Along with a deep recession, President Bush is bequeathing his successor a deteriorating situation in Afghanistan - but there are positive signs across the border in Pakistan.
Pakistan's new civilian government and military high command are at
last taking steps to attack the safe havens that Islamic militants use
to menace Afghanistan, the United States
and Pakistan itself. "We have a tribal awakening program whereby the
tribes are being mobilized to fight al Qaeda and the Taliban,"
Pakistan's ambassador to the United States, Husain Haqqani, told me.
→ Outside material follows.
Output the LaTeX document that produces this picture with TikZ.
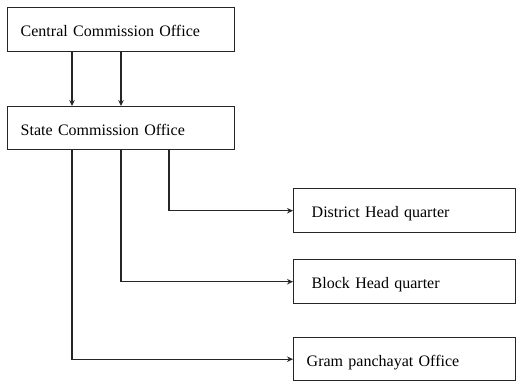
\documentclass[tikz,border=0pt]{standalone}
\usepackage{fontspec}
\setmainfont{Liberation Serif}
\usetikzlibrary{arrows.meta}
\begin{document}
\begin{tikzpicture}[x=1pt,y=-1pt,
  box/.style={draw=black!85, line width=1.4pt, rectangle, anchor=north west,
    inner xsep=0pt, inner ysep=0pt, align=left, text height=14pt, text depth=0pt,
    font=\fontsize{16}{19}\selectfont},
  arr/.style={draw=black!85, line width=1.4pt, -{Stealth[length=6pt,width=5.5pt]}}]
\useasboundingbox (0,0) rectangle (516,381);
\node[box, minimum width=227pt, minimum height=44pt, text width=227pt] (central) at (7,7) {\hspace*{13pt}Central Commission Office};
\node[box, minimum width=227pt, minimum height=43pt, text width=227pt] (state) at (7,106) {\hspace*{13pt}State Commission Office};
\node[box, minimum width=222pt, minimum height=44pt, text width=222pt] (district) at (293,188) {\hspace*{18pt}District Head quarter};
\node[box, minimum width=222pt, minimum height=44pt, text width=222pt] (block) at (293,259) {\hspace*{18pt}Block Head quarter};
\node[box, minimum width=222pt, minimum height=43pt, text width=222pt] (gram) at (293,337) {\hspace*{13pt}Gram panchayat Office};
\draw[arr] (72,0 |- central.south) -- (72,0 |- state.north);
\draw[arr] (121,0 |- central.south) -- (121,0 |- state.north);
\draw[arr] (169,0 |- state.south) |- (district.west);
\draw[arr] (121,0 |- state.south) |- (block.west);
\draw[arr] (72,0 |- state.south) |- (gram.west);
\end{tikzpicture}
\end{document}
"The Pakistani army has committed itself, especially in an area called
Bajur, which borders Kunar Province in Afghanistan, which has been a
stronghold for al Qaeda.
"And, we have used our air force for the first time, thereby
diminishing the need for America to come into the Pakistani side and
bomb."
State Department officials confirm the antiterrorist effort being mounted by Pakistani President Asif Ali Zardari
and Army Chief of Staff Ashfaq Kiyani is "much more serious than ever
before," though they - along with Joint Chiefs Chairman Adm. Mike
Mullen - say the effort has to be sustained, and a lot more needs to be
done.
Mr. Haqqani, a former professor at Boston University and close
adviser to assassinated former Prime Minister Benazir Bhutto and now to
Mr. Zardari, her widowed husband, is currently appealing for
international aid to bolster the Pakistani economy.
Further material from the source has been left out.